Most employers elect to provide Supplemental Unemployment Benefits plans through a trust fund rather than directly through the company.
A trust fund that meets the necessary qualification requirements is tax-exempt and, therefore, the contributions made by the employer to fund SUB benefits are deductible at the time of contribution. Any earnings on the corpus (assets) of the trust are also exempt from taxation.
A supplemental unemployment benefit trust organized under IRC 501(c)(17) or 501(c)(9) are the most common types of tax-qualified exempt trusts.
Necessary requirements of a trust:
1. THE TRUST IS A VALID, EXISTING TRUST UNDER LOCAL LAW AND IS EVIDENCED BY AN EXECUTED WRITTEN DOCUMENT.

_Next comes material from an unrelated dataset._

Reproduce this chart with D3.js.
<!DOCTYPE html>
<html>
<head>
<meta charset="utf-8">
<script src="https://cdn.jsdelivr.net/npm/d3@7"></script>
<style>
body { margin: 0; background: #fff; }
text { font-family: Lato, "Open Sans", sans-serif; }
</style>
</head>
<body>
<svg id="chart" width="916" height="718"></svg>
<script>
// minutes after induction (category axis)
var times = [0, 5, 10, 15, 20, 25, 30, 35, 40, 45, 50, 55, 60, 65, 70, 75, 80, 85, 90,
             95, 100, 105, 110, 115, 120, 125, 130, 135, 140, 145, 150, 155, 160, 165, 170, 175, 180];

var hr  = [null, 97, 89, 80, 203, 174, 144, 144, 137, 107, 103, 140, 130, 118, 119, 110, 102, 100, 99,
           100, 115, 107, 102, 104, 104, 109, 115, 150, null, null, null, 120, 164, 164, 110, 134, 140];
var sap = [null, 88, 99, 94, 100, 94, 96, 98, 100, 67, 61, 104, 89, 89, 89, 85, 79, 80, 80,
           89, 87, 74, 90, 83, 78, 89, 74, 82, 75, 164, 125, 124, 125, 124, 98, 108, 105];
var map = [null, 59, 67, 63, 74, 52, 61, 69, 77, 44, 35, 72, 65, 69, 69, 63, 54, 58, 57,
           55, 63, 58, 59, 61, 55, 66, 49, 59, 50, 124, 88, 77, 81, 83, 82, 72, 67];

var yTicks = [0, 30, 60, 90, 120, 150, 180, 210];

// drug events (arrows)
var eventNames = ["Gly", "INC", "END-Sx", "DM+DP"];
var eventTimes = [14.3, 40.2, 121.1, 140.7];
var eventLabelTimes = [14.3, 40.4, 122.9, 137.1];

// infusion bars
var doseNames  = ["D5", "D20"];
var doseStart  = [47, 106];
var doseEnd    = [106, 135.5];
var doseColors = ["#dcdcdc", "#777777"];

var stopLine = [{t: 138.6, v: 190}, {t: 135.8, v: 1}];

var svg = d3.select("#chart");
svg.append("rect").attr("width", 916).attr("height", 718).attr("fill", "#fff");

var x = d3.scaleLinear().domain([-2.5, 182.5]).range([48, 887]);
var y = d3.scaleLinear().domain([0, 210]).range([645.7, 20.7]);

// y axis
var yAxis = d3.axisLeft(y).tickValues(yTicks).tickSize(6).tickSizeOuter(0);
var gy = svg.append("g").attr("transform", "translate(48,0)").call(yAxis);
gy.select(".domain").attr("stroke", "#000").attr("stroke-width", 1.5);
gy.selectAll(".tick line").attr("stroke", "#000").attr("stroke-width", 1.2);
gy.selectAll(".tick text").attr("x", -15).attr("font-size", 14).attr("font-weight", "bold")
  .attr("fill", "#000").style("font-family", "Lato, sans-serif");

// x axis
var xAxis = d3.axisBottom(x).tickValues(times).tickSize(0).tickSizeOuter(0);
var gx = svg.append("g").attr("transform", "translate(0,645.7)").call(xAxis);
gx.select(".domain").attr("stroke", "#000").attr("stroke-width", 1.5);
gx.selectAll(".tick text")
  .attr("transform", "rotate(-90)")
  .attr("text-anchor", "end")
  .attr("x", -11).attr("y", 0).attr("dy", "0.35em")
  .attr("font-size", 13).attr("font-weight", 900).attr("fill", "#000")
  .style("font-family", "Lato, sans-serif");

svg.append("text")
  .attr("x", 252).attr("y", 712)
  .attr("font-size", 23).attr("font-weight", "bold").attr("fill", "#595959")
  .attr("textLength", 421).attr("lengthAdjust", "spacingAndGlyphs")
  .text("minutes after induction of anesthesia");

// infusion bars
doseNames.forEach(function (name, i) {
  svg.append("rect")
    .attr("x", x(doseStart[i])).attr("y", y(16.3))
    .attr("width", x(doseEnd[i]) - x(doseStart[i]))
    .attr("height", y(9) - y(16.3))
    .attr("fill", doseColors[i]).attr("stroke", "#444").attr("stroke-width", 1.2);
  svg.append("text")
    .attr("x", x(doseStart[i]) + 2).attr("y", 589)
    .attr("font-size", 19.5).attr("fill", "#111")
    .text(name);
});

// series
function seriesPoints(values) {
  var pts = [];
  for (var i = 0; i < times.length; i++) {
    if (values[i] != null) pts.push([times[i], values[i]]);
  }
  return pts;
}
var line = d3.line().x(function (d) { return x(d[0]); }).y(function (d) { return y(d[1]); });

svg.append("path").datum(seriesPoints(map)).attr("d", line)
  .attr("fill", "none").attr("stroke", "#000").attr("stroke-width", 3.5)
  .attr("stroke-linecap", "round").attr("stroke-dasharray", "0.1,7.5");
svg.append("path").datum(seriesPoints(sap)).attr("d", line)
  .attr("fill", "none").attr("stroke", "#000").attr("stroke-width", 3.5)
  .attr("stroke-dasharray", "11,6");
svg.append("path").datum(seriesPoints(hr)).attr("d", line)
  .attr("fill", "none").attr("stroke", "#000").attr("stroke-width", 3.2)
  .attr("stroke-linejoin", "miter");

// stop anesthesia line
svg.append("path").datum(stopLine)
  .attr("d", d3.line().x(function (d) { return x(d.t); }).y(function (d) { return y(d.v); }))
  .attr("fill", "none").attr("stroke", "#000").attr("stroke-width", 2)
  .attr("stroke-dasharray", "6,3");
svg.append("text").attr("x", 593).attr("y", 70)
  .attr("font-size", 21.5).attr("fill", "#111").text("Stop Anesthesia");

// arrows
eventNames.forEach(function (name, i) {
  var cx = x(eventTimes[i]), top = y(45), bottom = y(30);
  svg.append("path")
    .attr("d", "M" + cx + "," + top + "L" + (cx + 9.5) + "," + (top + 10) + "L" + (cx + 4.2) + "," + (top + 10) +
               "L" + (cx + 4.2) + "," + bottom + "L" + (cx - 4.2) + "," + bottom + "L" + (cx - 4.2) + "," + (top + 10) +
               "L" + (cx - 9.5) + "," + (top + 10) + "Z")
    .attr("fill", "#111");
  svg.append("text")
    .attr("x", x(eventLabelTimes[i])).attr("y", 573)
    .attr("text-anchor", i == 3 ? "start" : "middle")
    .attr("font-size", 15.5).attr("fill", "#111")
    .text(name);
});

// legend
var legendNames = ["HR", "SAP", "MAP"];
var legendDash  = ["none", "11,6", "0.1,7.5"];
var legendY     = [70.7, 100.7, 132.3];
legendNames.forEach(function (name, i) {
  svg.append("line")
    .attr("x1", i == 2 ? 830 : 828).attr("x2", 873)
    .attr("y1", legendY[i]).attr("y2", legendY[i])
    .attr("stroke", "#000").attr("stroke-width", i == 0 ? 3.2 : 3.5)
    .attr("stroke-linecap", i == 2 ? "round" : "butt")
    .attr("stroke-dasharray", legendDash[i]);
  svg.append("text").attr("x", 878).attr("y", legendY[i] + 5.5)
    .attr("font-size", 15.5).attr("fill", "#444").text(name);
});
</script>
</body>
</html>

You must have a written trust document.
2. THE TRUST IS PART OF A WRITTEN PLAN ESTABLISHED AND MAINTAINED BY THE EMPLOYER SOLELY FOR THE PURPOSE OF PROVIDING SUB.
The trust document must reference a specific written plan document that meets the requirements for SUB.

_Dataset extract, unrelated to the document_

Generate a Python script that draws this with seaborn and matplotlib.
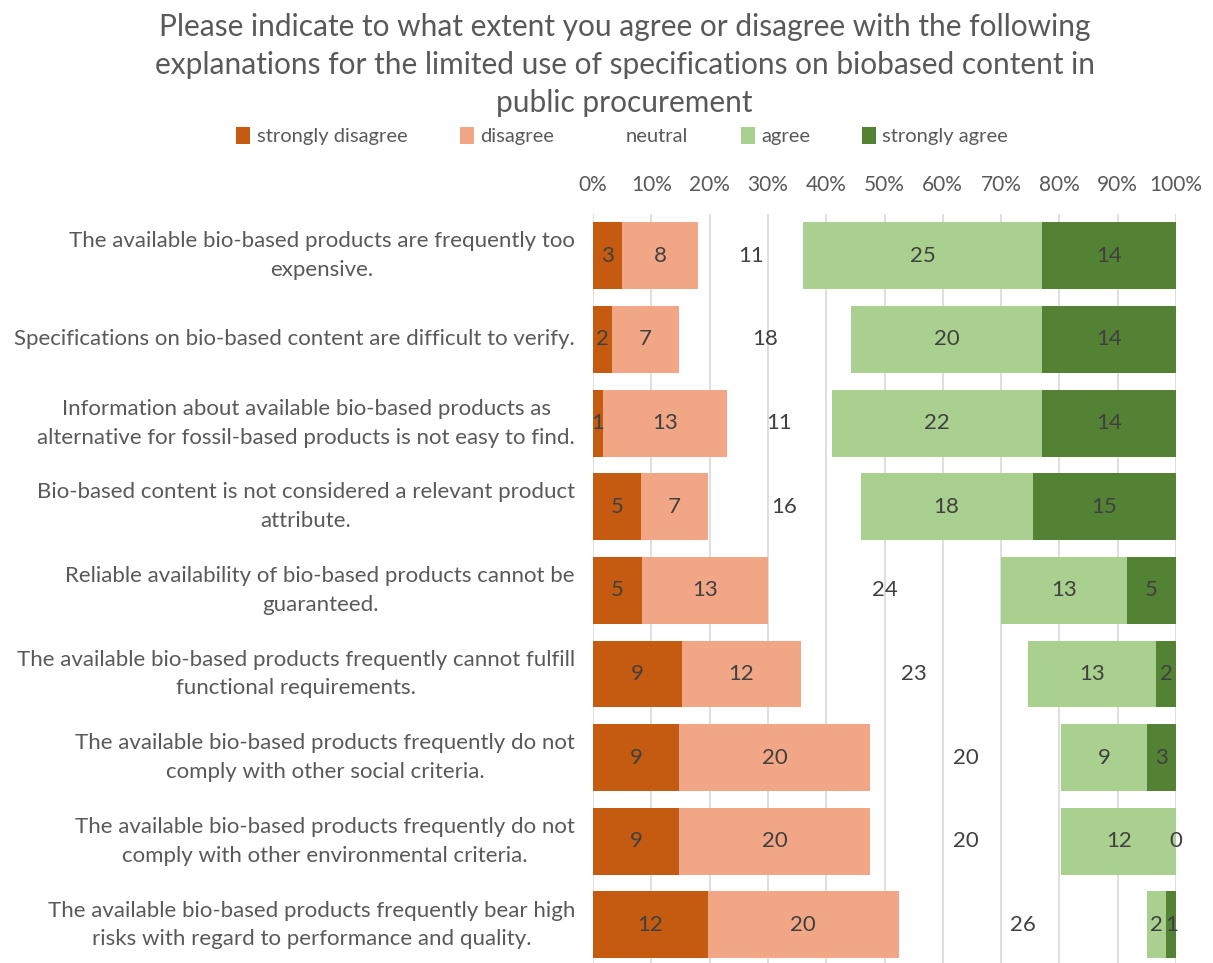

3. THE TRUST IS PART OF A PLAN, WHICH PROVIDES THAT THE CORPUS AND INCOME OF THE TRUST CANNOT BE USED FOR, OR DIVERTED TO, ANY PURPOSE OTHER THAN THE PROVISION OF OR SUB THE ADMINISTRATION OF THE PLAN.

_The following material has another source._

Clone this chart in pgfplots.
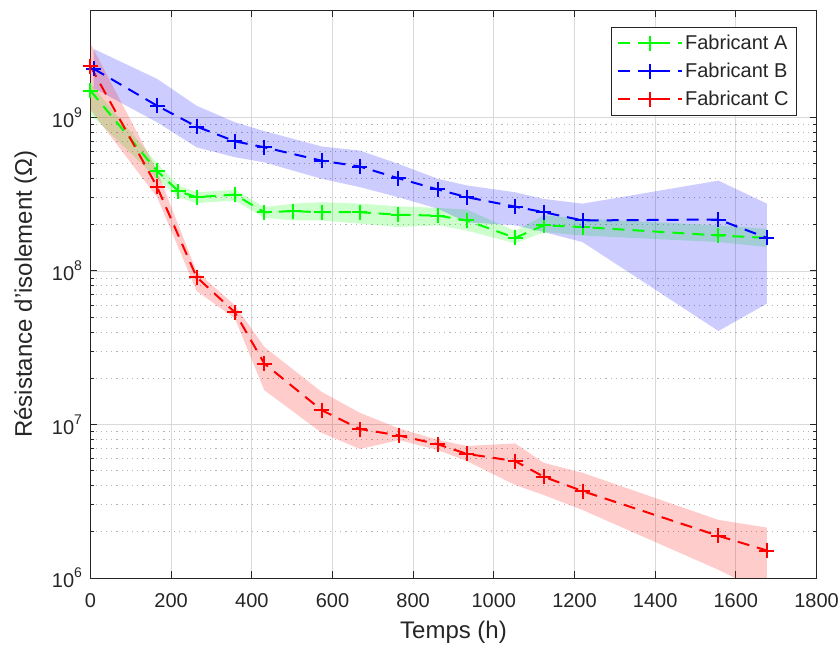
\documentclass[border=0pt]{standalone}
\usepackage{fontspec}
\setmainfont{Liberation Sans}
\usepackage{pgfplots}
\pgfplotsset{compat=1.18}
\definecolor{axc}{rgb}{0.15,0.15,0.15}
\definecolor{mgreen}{rgb}{0,1,0}
\definecolor{mblue}{rgb}{0,0,1}
\definecolor{mred}{rgb}{1,0,0}
\newcommand{\tp}[1]{10\raisebox{0.5em}{\fontsize{14}{14}\selectfont #1}}
\begin{document}
\begin{tikzpicture}
\useasboundingbox (-90.5pt,-71pt) rectangle (749.5pt,578pt);
\begin{axis}[
  at={(0pt,0pt)}, anchor=south west,
  scale only axis, width=726pt, height=568pt,
  xmin=0, xmax=1800, ymode=log, ymin=1e6, ymax=5e9,
  xtick={0,200,...,1800},
  ytick={1e6,1e7,1e8,1e9},
  yticklabels={\tp{6},\tp{7},\tp{8},\tp{9}},
  /pgf/number format/assume math mode=true,
  /pgf/number format/1000 sep={},
  tick label style={font=\fontsize{20}{24}\selectfont, text=axc},
  xticklabel style={yshift=-12pt},
  yticklabel style={xshift=-5pt},
  xlabel={Temps (h)}, ylabel={Résistance d'isolement (Ω)},
  every axis x label/.style={at={([yshift=-54pt]axis description cs:0.5,0)}, anchor=center, font=\fontsize{24}{28}\selectfont, text=axc},
  every axis y label/.style={at={([xshift=-65pt]axis description cs:0,0.5)}, anchor=center, rotate=90, font=\fontsize{24}{28}\selectfont, text=axc},
  axis line style={axc, line width=0.8pt},
  every tick/.style={axc, line width=0.8pt},
  major tick length=7pt, minor tick length=3.5pt,
  xmajorgrids, ymajorgrids, yminorgrids,
  major grid style={black!15, line width=0.7pt},
  minor grid style={black!30, dash pattern=on 1.2pt off 4pt, line width=0.7pt},
  legend style={at={(0.973,0.970)}, anchor=north east, draw=axc, line width=0.8pt,
    font=\fontsize{20}{24}\selectfont, text=axc, row sep=8pt, inner xsep=6pt, inner ysep=6pt},
  legend cell align=left,
  legend image code/.code={\draw[mark repeat=2,mark phase=2,#1] plot coordinates {(0pt,0pt) (32pt,0pt) (64pt,0pt)};},
]
% bands
\addplot[fill=mgreen, fill opacity=0.2, draw=none, forget plot] coordinates {
(0,1.66e9) (165,5.01e8) (218,3.60e8) (263,3.25e8) (358,3.37e8) (431,2.60e8) (503,2.74e8) (573,2.80e8) (668,2.74e8) (763,2.63e8) (861,2.57e8) (933,2.51e8) (1053,1.82e8) (1124,2.30e8) (1220,2.19e8) (1557,1.98e8) (1677,1.88e8)
(1677,1.43e8) (1557,1.54e8) (1220,1.70e8) (1124,1.79e8) (1053,1.51e8) (933,1.83e8) (861,1.98e8) (763,1.93e8) (668,2.03e8) (573,2.13e8) (503,2.13e8) (431,2.22e8) (358,2.87e8) (263,2.76e8) (218,3.02e8) (165,3.98e8) (0,1.047e9)
} -- cycle;
\addplot[fill=mblue, fill opacity=0.2, draw=none, forget plot] coordinates {
(8,2.79e9) (165,1.78e9) (263,1.19e9) (358,9.29e8) (431,8.13e8) (573,6.46e8) (668,6.07e8) (763,4.98e8) (861,3.98e8) (933,3.60e8) (1053,3.25e8) (1124,2.94e8) (1220,2.74e8) (1557,3.87e8) (1677,2.74e8)
(1677,6.12e7) (1557,4.06e7) (1220,1.54e8) (1124,1.79e8) (1053,1.98e8) (933,2.07e8) (861,2.54e8) (763,3.02e8) (668,3.51e8) (573,3.98e8) (431,5.09e8) (358,5.50e8) (263,6.38e8) (165,9.29e8) (8,1.55e9)
} -- cycle;
\addplot[fill=mred, fill opacity=0.2, draw=none, forget plot] coordinates {
(0,3.02e9) (165,4.50e8) (263,9.89e7) (358,5.97e7) (431,3.20e7) (573,1.63e7) (668,1.19e7) (765,9.42e6) (861,7.94e6) (933,7.24e6) (1053,7.52e6) (1124,5.62e6) (1220,4.84e6) (1557,2.39e6) (1677,2.13e6)
(1677,7.9e5) (1557,1.13e6) (1220,2.77e6) (1124,3.47e6) (1053,4.03e6) (933,5.78e6) (861,6.81e6) (765,7.91e6) (668,6.92e6) (573,8.83e6) (431,1.67e7) (358,4.90e7) (263,7.41e7) (165,3.02e8) (0,1.12e9)
} -- cycle;
% lines
\addplot[color=mgreen, line width=2pt, dash pattern=on 12pt off 8pt, mark=+, mark size=7.5pt, mark options={solid, line width=2pt}] coordinates {
(0,1.49e9) (165,4.48e8) (218,3.30e8) (263,3.02e8) (358,3.14e8) (431,2.41e8) (503,2.45e8) (573,2.41e8) (668,2.41e8) (763,2.32e8) (861,2.29e8) (933,2.13e8) (1053,1.64e8) (1124,1.98e8) (1220,1.93e8) (1557,1.70e8) (1677,1.64e8)
};
\addlegendentry{Fabricant A}
\addplot[color=mblue, line width=2pt, dash pattern=on 12pt off 8pt, mark=+, mark size=7.5pt, mark options={solid, line width=2pt}] coordinates {
(8,2.07e9) (165,1.19e9) (263,8.71e8) (358,6.98e8) (431,6.38e8) (573,5.22e8) (668,4.78e8) (763,4.01e8) (861,3.39e8) (933,3.02e8) (1053,2.62e8) (1124,2.41e8) (1220,2.13e8) (1557,2.16e8) (1677,1.64e8)
};
\addlegendentry{Fabricant B}
\addplot[color=mred, line width=2pt, dash pattern=on 12pt off 8pt, mark=+, mark size=7.5pt, mark options={solid, line width=2pt}] coordinates {
(0,2.15e9) (165,3.53e8) (263,9.12e7) (358,5.37e7) (431,2.49e7) (573,1.24e7) (668,9.33e6) (765,8.47e6) (861,7.43e6) (933,6.43e6) (1053,5.77e6) (1124,4.56e6) (1220,3.68e6) (1557,1.88e6) (1677,1.51e6)
};
\addlegendentry{Fabricant C}
\end{axis}
\end{tikzpicture}
\end{document}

Once funds are contributed to the trust, the funds can only be used for Supplemental Unemployment Benefits benefits. Funds cannot revert to the employer or be transferred to other benefit plans (i.e. retirement, death benefits, etc.). However, IRC 501(c)(17) permits sick and accident benefits to be paid under the plan provided they are subordinate to the separation benefits.
4. THE TRUST IS PART OF A PLAN WHOSE ELIGIBILITY CONDITIONS AND BENEFITS DO NOT DISCRIMINATE IN FAVOR OF HIGHLY COMPENSATED EMPLOYEES.
A Highly Compensated Employee is an individual who:
Owned more than 5% of the interest in the business at any time during the year or the preceding year, regardless of how much compensation that person earned or received, or For the preceding year, received compensation from the business of more than $120,000 (if the preceding year is 2016 or 2017), and, if the employer so chooses, was in the top 20% of employees when ranked by compensation.
5. THE TRUST IS PART OF A PLAN, WHICH REQUIRES THAT BENEFITS ARE TO BE DETERMINED ACCORDING TO OBJECTIVE STANDARDS.
Benefits cannot be determined solely at the discretion of the trustees or plan sponsor.